Commenters have dug deep on issues ranging from hybrid IBOC operation to the collection of regulatory fees as the deadline slides up for comments on modernize media rules.
The modernization efforts were kicked off in May when the Federal Communication Commission issued a Public Notice and invited the public to weigh in on which media rules are unnecessary or burdensome and should be modified or eliminated. The commission noted it is seeking input on those rules from which small businesses should receive regulatory relief.
Western Inspirational Broadcasters Inc. (WIBI), which is licensee of nine full-service noncommercial FM broadcast stations and 27 noncommercial FM translators across four states, filed comments to urge elimination of one specific section of the FCC Rules: The one that clarifies how a primary station should identify a translator station.
That section is outdated and unduly burdensome, WIBI said in its comments.

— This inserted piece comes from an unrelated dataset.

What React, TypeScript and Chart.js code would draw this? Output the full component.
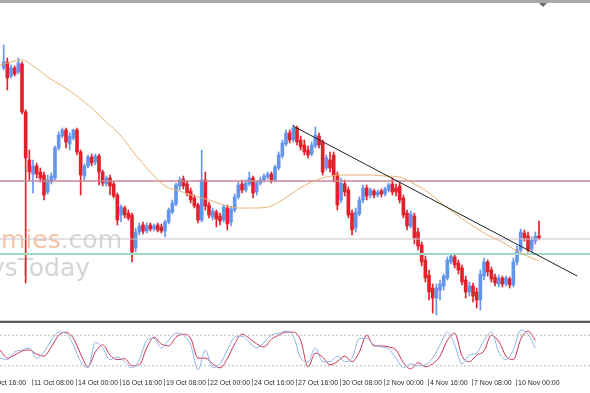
import React, { useEffect, useRef } from "react";
import { Chart, registerables } from "chart.js";

Chart.register(...registerables);

// ---------- DATA ----------
// time-axis tick labels and the bar index each one sits at
const timeLabels = [
  "8 Oct 16:00", "11 Oct 08:00", "14 Oct 00:00", "16 Oct 16:00", "19 Oct 08:00",
  "22 Oct 00:00", "24 Oct 16:00", "27 Oct 16:00", "30 Oct 08:00", "2 Nov 00:00",
  "4 Nov 16:00", "7 Nov 08:00", "10 Nov 00:00",
];
const timeLabelIdx = [-4, 8, 20, 32, 44, 56, 68, 80, 92, 104, 116, 128, 140];

// candle prices, in 1/10000 (e.g. 13236 = 1.3236)
const openPts = [
  13236, 13242, 13228, 13236, 13232, 13240, 13192, 13144, 13130, 13138,
  13132, 13129, 13112, 13122, 13126, 13156, 13168, 13174, 13160, 13166,
  13174, 13152, 13128, 13138, 13147, 13142, 13148, 13132, 13120, 13126,
  13120, 13109, 13089, 13096, 13091, 13089, 13056, 13072, 13079, 13073,
  13079, 13075, 13079, 13077, 13073, 13082, 13092, 13100, 13118, 13125,
  13120, 13113, 13106, 13099, 13084, 13124, 13099, 13087, 13092, 13088,
  13084, 13096, 13082, 13094, 13107, 13120, 13114, 13120, 13126, 13112,
  13121, 13124, 13127, 13130, 13124, 13136, 13148, 13160, 13171, 13164,
  13176, 13164, 13159, 13154, 13150, 13158, 13168, 13162, 13136, 13144,
  13149, 13129, 13104, 13120, 13114, 13091, 13076, 13090, 13104, 13116,
  13109, 13113, 13109, 13113, 13110, 13114, 13120, 13116, 13118, 13106,
  13091, 13078, 13088, 13072, 13059, 13044, 13029, 13016, 13006, 13014,
  13018, 13026, 13042, 13047, 13041, 13036, 13024, 13012, 13018, 13012,
  13004, 13028, 13042, 13034, 13027, 13020, 13026, 13020, 13025, 13019,
  13042, 13054, 13071, 13068, 13055, 13063, 13068,
];
const highPts = [
  13259, 13246, 13239, 13238, 13246, 13242, 13194, 13154, 13144, 13141,
  13136, 13132, 13129, 13131, 13158, 13172, 13176, 13176, 13171, 13175,
  13176, 13154, 13140, 13149, 13150, 13150, 13150, 13134, 13128, 13129,
  13122, 13111, 13099, 13098, 13094, 13091, 13076, 13081, 13082, 13081,
  13081, 13080, 13081, 13080, 13084, 13096, 13104, 13121, 13127, 13128,
  13123, 13116, 13109, 13101, 13154, 13132, 13102, 13096, 13094, 13091,
  13099, 13099, 13098, 13110, 13122, 13124, 13124, 13132, 13128, 13123,
  13127, 13130, 13132, 13132, 13139, 13152, 13164, 13174, 13174, 13179,
  13178, 13168, 13164, 13158, 13162, 13177, 13171, 13164, 13149, 13152,
  13152, 13132, 13126, 13124, 13117, 13094, 13096, 13107, 13119, 13119,
  13116, 13115, 13114, 13115, 13117, 13121, 13126, 13120, 13121, 13109,
  13094, 13093, 13091, 13076, 13062, 13048, 13034, 13020, 13020, 13024,
  13030, 13047, 13050, 13050, 13044, 13039, 13028, 13022, 13021, 13016,
  13034, 13046, 13044, 13037, 13030, 13029, 13028, 13028, 13027, 13046,
  13058, 13075, 13074, 13072, 13067, 13072, 13083,
];
const lowPts = [
  13234, 13214, 13226, 13228, 13230, 13190, 13021, 13124, 13111, 13126,
  13122, 13104, 13110, 13120, 13124, 13154, 13166, 13156, 13154, 13164,
  13149, 13109, 13124, 13136, 13138, 13139, 13119, 13118, 13118, 13109,
  13106, 13079, 13082, 13086, 13084, 13042, 13052, 13069, 13070, 13071,
  13073, 13073, 13072, 13071, 13067, 13080, 13090, 13098, 13114, 13115,
  13108, 13101, 13096, 13081, 13082, 13094, 13086, 13084, 13077, 13079,
  13082, 13074, 13078, 13092, 13105, 13111, 13112, 13118, 13106, 13109,
  13119, 13122, 13125, 13121, 13122, 13134, 13146, 13158, 13161, 13162,
  13159, 13154, 13149, 13146, 13148, 13156, 13156, 13129, 13134, 13132,
  13122, 13094, 13101, 13108, 13086, 13069, 13072, 13088, 13101, 13104,
  13106, 13106, 13107, 13107, 13108, 13112, 13109, 13108, 13101, 13086,
  13074, 13076, 13060, 13054, 13038, 13022, 13004, 12991, 12989, 13004,
  13014, 13024, 13040, 13036, 13030, 13019, 13006, 13008, 13002, 12996,
  12994, 13024, 13028, 13022, 13018, 13017, 13017, 13018, 13016, 13017,
  13039, 13052, 13063, 13052, 13052, 13060, 13064,
];
const closePts = [
  13242, 13226, 13236, 13230, 13241, 13192, 13146, 13132, 13138, 13130,
  13126, 13109, 13124, 13128, 13156, 13169, 13174, 13162, 13168, 13174,
  13152, 13129, 13138, 13147, 13141, 13148, 13132, 13121, 13126, 13118,
  13108, 13084, 13097, 13089, 13086, 13052, 13072, 13078, 13073, 13078,
  13075, 13078, 13074, 13073, 13082, 13094, 13101, 13119, 13124, 13118,
  13111, 13104, 13098, 13084, 13124, 13098, 13089, 13093, 13085, 13083,
  13097, 13080, 13095, 13107, 13119, 13114, 13121, 13126, 13111, 13121,
  13124, 13128, 13130, 13124, 13137, 13149, 13161, 13171, 13164, 13176,
  13162, 13157, 13152, 13149, 13159, 13169, 13159, 13132, 13146, 13136,
  13129, 13099, 13121, 13112, 13089, 13074, 13092, 13104, 13116, 13108,
  13114, 13109, 13112, 13110, 13115, 13119, 13112, 13112, 13104, 13089,
  13078, 13090, 13066, 13058, 13042, 13026, 13012, 13006, 13016, 13020,
  13028, 13044, 13048, 13039, 13034, 13022, 13012, 13018, 13008, 13004,
  13030, 13042, 13032, 13025, 13021, 13026, 13020, 13026, 13019, 13042,
  13054, 13072, 13066, 13054, 13064, 13068, 13066,
];

// moving average (orange), read at these bar indices
const maIdx = [
  -1, 5, 8, 12, 16, 20, 24, 28, 32, 36, 40, 44, 48, 52, 56, 60, 64, 68, 72,
  76, 80, 84, 88, 92, 96, 100, 104, 108, 112, 116, 120, 124, 128, 132, 136, 140, 144, 146,
];
const maPts = [
  13239, 13244, 13238, 13227, 13218, 13208, 13196, 13182, 13168, 13149, 13132,
  13118, 13113, 13108, 13104, 13099, 13096, 13096, 13097, 13104, 13114, 13122,
  13127, 13129, 13129, 13129, 13128, 13127, 13120, 13111, 13099, 13088, 13078,
  13069, 13062, 13053, 13046, 13043,
];

// drawn objects
const trendIdx = [78.9, 156.4];
const trendPts = [13178, 13028];
const resistancePts = 13123;
const midLevelPts = 13065;
const supportPts = 13050;

// stochastic oscillator, one value every second bar from index -1
const stochK = [
  35, 32, 47, 51, 55, 35, 47, 70, 86, 84, 61, 28, 16, 66, 55, 32, 37, 28, 16, 32,
  70, 74, 55, 70, 84, 80, 61, 12, 51, 16, 24, 51, 76, 78, 66, 55, 66, 80, 84, 88,
  78, 35, 28, 55, 28, 28, 39, 28, 35, 74, 74, 61, 57, 53, 35, 16, 24, 20, 22, 35,
  61, 86, 61, 24, 41, 45, 70, 86, 47, 32, 51, 90, 82, 55,
];
const stochD = [
  51, 35, 41, 49, 51, 43, 39, 57, 80, 86, 74, 43, 18, 47, 61, 41, 32, 34, 20, 22,
  55, 76, 63, 59, 76, 82, 74, 35, 35, 24, 16, 34, 63, 82, 74, 63, 57, 72, 80, 86,
  86, 70, 18, 45, 37, 22, 28, 39, 28, 47, 80, 59, 59, 57, 51, 26, 14, 26, 18, 24,
  39, 70, 84, 39, 28, 41, 49, 80, 68, 39, 32, 72, 88, 70,
];
const stochUpper = 80;
const stochLower = 20;

// ---------- LAYOUT / STYLE ----------
const W = 590;
const H = 393;
const MAIN_H = 324;
const SUB_TOP = 324;
const SUB_H = H - SUB_TOP;
const X_MIN = -1;
const X_MAX = 159.9;
const Y_MIN = 1.2986;
const Y_MAX = 1.33;
const BULL = "#6495ED";
const BEAR = "#E3212B";

const price = (p: number) => p / 10000;

const mainDecor = {
  id: "mainDecor",
  beforeDatasetsDraw(chart: any) {
    const ctx = chart.ctx;
    ctx.save();
    ctx.font = '25px "DejaVu Sans", sans-serif';
    ctx.textBaseline = "alphabetic";
    ctx.textAlign = "right";
    ctx.fillStyle = "#d6d6d6";
    ctx.fillText(".com", 122, 248);
    const w = ctx.measureText(".com").width;
    ctx.fillStyle = "#f5c5aa";
    ctx.fillText("Economies", 122 - w, 248);
    ctx.fillStyle = "#d4d4d4";
    ctx.fillText("ysToday", 90, 276);
    ctx.restore();
  },
  afterDraw(chart: any) {
    const ctx = chart.ctx;
    ctx.save();
    ctx.fillStyle = "#a8a8a8";
    ctx.fillRect(0, 0, W, 3);
    ctx.fillStyle = "#6a6a6a";
    ctx.beginPath();
    ctx.moveTo(539, 3);
    ctx.lineTo(547, 3);
    ctx.lineTo(543, 7);
    ctx.closePath();
    ctx.fill();
    ctx.fillStyle = "#cfcfcf";
    ctx.fillRect(0, 320, W, 1);
    ctx.fillStyle = "#5a5a5a";
    ctx.fillRect(0, 321, W, 2);
    ctx.restore();
  },
};

const timeAxis = {
  id: "timeAxis",
  afterDraw(chart: any) {
    const ctx = chart.ctx;
    const xs = chart.scales.x;
    ctx.save();
    ctx.font = '7px "Liberation Sans", Arial, sans-serif';
    ctx.textBaseline = "middle";
    ctx.textAlign = "left";
    timeLabelIdx.forEach((idx, k) => {
      const px = Math.round(xs.getPixelForValue(idx));
      ctx.fillStyle = "#8a8a8a";
      ctx.fillRect(px - 1, 55, 1, 7);
      ctx.fillStyle = "#2b2b2b";
      ctx.fillText(timeLabels[k], px + 1, 59);
    });
    ctx.restore();
  },
};

export default function App() {
  const mainRef = useRef<HTMLCanvasElement>(null);
  const subRef = useRef<HTMLCanvasElement>(null);

  useEffect(() => {
    document.body.style.margin = "0";
    const candleColors = openPts.map((o, i) => (closePts[i] >= o ? BULL : BEAR));
    const hLine = (p: number) => [
      { x: X_MIN, y: price(p) },
      { x: X_MAX, y: price(p) },
    ];

    const main = new Chart(mainRef.current as HTMLCanvasElement, {
      type: "bar",
      data: {
        datasets: [
          {
            type: "line",
            label: "Resistance",
            data: hLine(resistancePts),
            borderColor: "#c98795",
            borderWidth: 1.5,
            pointRadius: 0,
            order: 1,
          },
          {
            type: "line",
            label: "Level",
            data: hLine(midLevelPts),
            borderColor: "#c9c1cc",
            borderWidth: 1,
            pointRadius: 0,
            order: 1,
          },
          {
            type: "line",
            label: "Support",
            data: hLine(supportPts),
            borderColor: "#9fd8c5",
            borderWidth: 2,
            pointRadius: 0,
            order: 1,
          },
          {
            type: "line",
            label: "Trend line",
            data: trendIdx.map((x, k) => ({ x, y: price(trendPts[k]) })),
            borderColor: "#1e1e1e",
            borderWidth: 1,
            pointRadius: 0,
            order: 0,
          },
          {
            type: "line",
            label: "MA",
            data: maIdx.map((x, k) => ({ x, y: price(maPts[k]) })),
            borderColor: "#e8b273",
            borderWidth: 1,
            pointRadius: 0,
            cubicInterpolationMode: "monotone",
            order: 0,
          },
          {
            type: "bar",
            label: "Wick",
            data: openPts.map((_, i) => ({ x: i, y: [price(lowPts[i]), price(highPts[i])] })),
            backgroundColor: candleColors,
            barThickness: 1,
            grouped: false,
            borderWidth: 0,
            order: 3,
          },
          {
            type: "bar",
            label: "Body",
            data: openPts.map((o, i) => ({ x: i, y: [price(o), price(closePts[i])] })),
            backgroundColor: candleColors,
            barThickness: 3,
            minBarLength: 1,
            grouped: false,
            borderWidth: 0,
            order: 2,
          },
        ] as any,
      },
      options: {
        responsive: false,
        animation: false,
        devicePixelRatio: 1,
        events: [],
        layout: { padding: { top: 4, bottom: 6, left: 0, right: 0 } },
        plugins: { legend: { display: false }, tooltip: { enabled: false } },
        scales: {
          x: { type: "linear", min: X_MIN, max: X_MAX, display: false, offset: false },
          y: { type: "linear", min: Y_MIN, max: Y_MAX, display: false },
        },
      } as any,
      plugins: [mainDecor],
    });

    const stochIdx = stochD.map((_, k) => 2 * k - 1);
    const sub = new Chart(subRef.current as HTMLCanvasElement, {
      type: "line",
      data: {
        datasets: [
          {
            label: "80",
            data: [{ x: X_MIN, y: stochUpper }, { x: X_MAX, y: stochUpper }],
            borderColor: "#b8b8b8",
            borderWidth: 1,
            borderDash: [2, 2],
            pointRadius: 0,
          },
          {
            label: "20",
            data: [{ x: X_MIN, y: stochLower }, { x: X_MAX, y: stochLower }],
            borderColor: "#b8b8b8",
            borderWidth: 1,
            borderDash: [2, 2],
            pointRadius: 0,
          },
          {
            label: "%K",
            data: stochIdx.map((x, k) => ({ x, y: stochK[k] })),
            borderColor: "#8fb3e8",
            borderWidth: 1,
            pointRadius: 0,
            cubicInterpolationMode: "monotone",
          },
          {
            label: "%D",
            data: stochIdx.map((x, k) => ({ x, y: stochD[k] })),
            borderColor: "#cf2f52",
            borderWidth: 1,
            pointRadius: 0,
            cubicInterpolationMode: "monotone",
          },
        ] as any,
      },
      options: {
        responsive: false,
        animation: false,
        devicePixelRatio: 1,
        events: [],
        layout: { padding: { top: 1, bottom: 17, left: 0, right: 0 } },
        plugins: { legend: { display: false }, tooltip: { enabled: false } },
        scales: {
          x: { type: "linear", min: X_MIN, max: X_MAX, display: false, offset: false },
          y: { type: "linear", min: 0, max: 100, display: false },
        },
      } as any,
      plugins: [timeAxis],
    });

    return () => {
      main.destroy();
      sub.destroy();
    };
  }, []);

  return (
    <div style={{ position: "relative", width: W, height: H, background: "#fff", overflow: "hidden" }}>
      <canvas ref={mainRef} width={W} height={MAIN_H} style={{ position: "absolute", left: 0, top: 0 }} />
      <canvas ref={subRef} width={W} height={SUB_H} style={{ position: "absolute", left: 0, top: SUB_TOP }} />
    </div>
  );
}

Station KNIS(FM) in Carson City, Nev., must broadcast a list of its translators, their call letters and location three times daily, a process that “contains no meaningful information for the average listener,” WIBI said. “To identify all 27 facilities requires approximately two minutes of airtime, for a total of six minutes daily, and annual total of 36.5 hours of programming being devoted to translator identification,” the licensee said.

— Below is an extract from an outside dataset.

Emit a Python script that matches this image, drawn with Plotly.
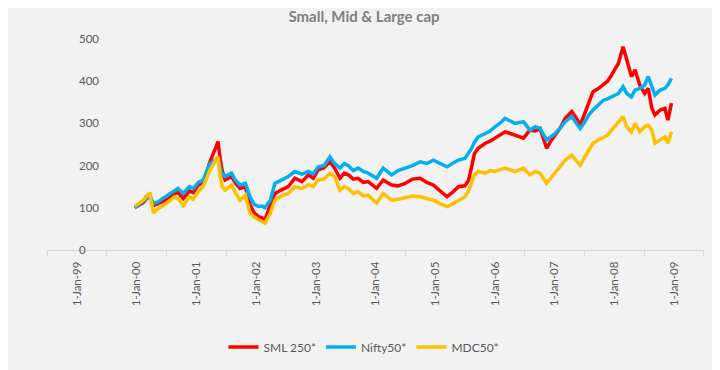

“It seems evident the public interest would be better served by taking the 36.5 hours a year of translator identification announcements and, instead, using it for programming which would be more meaningful and relevant to the listeners,” WIBI said in its comment filing.
In its comments, SSR Communications in Flora, Miss., proposed that the commission relax — or even outright eliminate — third-adjacent FM broadcast separation protection standards for all station classes, provided that an intended licensee can demonstrate its proposed facilities and antenna system would not cause any real-world interference to third-adjacent stations.

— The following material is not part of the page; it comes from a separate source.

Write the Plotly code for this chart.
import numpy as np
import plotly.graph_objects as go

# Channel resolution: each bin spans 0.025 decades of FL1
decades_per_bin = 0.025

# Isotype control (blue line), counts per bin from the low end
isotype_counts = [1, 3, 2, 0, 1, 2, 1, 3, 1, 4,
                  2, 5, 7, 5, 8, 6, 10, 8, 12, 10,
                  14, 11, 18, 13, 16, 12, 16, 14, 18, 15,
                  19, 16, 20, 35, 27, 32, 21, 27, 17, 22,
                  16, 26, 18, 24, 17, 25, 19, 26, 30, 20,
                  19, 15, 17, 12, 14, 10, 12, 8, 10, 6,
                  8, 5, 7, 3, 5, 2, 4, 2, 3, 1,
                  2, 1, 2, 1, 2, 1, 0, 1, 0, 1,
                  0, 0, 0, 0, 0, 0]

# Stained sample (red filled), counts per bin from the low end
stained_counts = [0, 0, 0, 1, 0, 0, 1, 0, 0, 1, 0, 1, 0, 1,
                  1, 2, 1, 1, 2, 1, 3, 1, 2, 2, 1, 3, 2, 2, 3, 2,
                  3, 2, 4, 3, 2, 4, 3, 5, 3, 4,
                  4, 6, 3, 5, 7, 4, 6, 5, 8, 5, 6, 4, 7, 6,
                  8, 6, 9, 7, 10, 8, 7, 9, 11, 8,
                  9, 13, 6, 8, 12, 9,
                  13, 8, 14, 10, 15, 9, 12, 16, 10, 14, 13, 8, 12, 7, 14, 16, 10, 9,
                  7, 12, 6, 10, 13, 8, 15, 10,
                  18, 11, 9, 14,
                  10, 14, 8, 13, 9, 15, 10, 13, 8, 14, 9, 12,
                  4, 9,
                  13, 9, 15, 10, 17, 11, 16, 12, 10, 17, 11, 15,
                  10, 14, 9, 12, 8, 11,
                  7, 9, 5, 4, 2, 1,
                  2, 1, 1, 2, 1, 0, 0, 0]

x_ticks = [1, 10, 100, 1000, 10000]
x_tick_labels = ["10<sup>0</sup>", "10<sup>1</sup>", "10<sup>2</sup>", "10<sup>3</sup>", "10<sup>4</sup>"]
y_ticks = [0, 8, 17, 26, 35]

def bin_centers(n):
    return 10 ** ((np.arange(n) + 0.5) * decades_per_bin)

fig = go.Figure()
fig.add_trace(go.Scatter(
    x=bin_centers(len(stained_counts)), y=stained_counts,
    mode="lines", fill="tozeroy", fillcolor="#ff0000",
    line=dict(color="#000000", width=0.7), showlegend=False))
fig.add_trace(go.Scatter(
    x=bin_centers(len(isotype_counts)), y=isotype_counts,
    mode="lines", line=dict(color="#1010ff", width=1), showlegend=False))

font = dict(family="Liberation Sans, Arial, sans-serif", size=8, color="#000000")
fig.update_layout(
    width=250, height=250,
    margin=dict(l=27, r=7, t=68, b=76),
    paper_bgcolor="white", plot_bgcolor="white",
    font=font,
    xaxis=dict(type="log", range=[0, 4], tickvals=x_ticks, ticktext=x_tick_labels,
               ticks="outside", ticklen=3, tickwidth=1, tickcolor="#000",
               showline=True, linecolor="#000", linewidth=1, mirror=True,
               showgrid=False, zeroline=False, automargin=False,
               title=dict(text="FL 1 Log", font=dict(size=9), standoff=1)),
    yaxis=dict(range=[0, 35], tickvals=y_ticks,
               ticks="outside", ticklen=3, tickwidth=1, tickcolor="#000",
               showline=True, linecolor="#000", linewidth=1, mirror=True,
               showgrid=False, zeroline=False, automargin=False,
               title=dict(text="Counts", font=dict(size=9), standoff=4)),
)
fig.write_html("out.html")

“[S]uch a change would allow hundreds of full-power stations an opportunity to relocate or upgrade to less-congested channels without impacting the actual signals of neighboring stations,” said Matthew Wesolowski, chief executive officer of the company.
Others, like KXRN(LP) in Laguna Beach, Calif., are asking the commission to modify certain rules as they pertain to LPFM simulcasts and other collaboration possibilities.
The station is a neighbor to nearby KOCI(LP) in Laguna Beach; as such, residents of Newport Beach and Laguna Beach are interested in similar news, local happenings, and public affairs programming, said Tyler Russell, KXRN program director. The two stations could better serve both communities by simulcasting content from one LPFM station to another, he said.
“[W]e believe, that in some cases like ours, the ‘community’ is bigger than one single LPFM can cover, and it can require a successful collaboration between two in order to make an impact,” Russell said. “If the FCC is willing to eliminate or modify [the rules] to allow simulcasts, translating or ownership of a second LPFM, listeners in some larger communities like ours would be better served.”
Licensees like Blackbelt Broadcasting in Livingston, Ala., requested that proposed FCC regulatory fees be reappraised, reduced or waived for certain classes of small market radio stations based on size class or revenue.
Blackbelt Broadcasting pointed to the small advertising revenue base that exists in a town like Livingston, whose population of 3,400 has been unable to support a car dealership, furniture store or hospital.
“We ask you to consider the burden that increasing regulatory fees has on many small rural AM and FM broadcasters,” said Damon Collins, president of Blackbelt Broadcasting.
Others submitted comments often focused on a single issue: one commenter asked that the FCC amend its regulations so that LPFM stations, FM translators and FM boosters can broadcast using the same IBOC DAB standard that full-power FM stations use. Other commenters asked for the FCC to consider eliminating one very specific restriction: the limitations on lottery advertising that exist for four states (Alabama, Hawaii, Mississippi and Utah).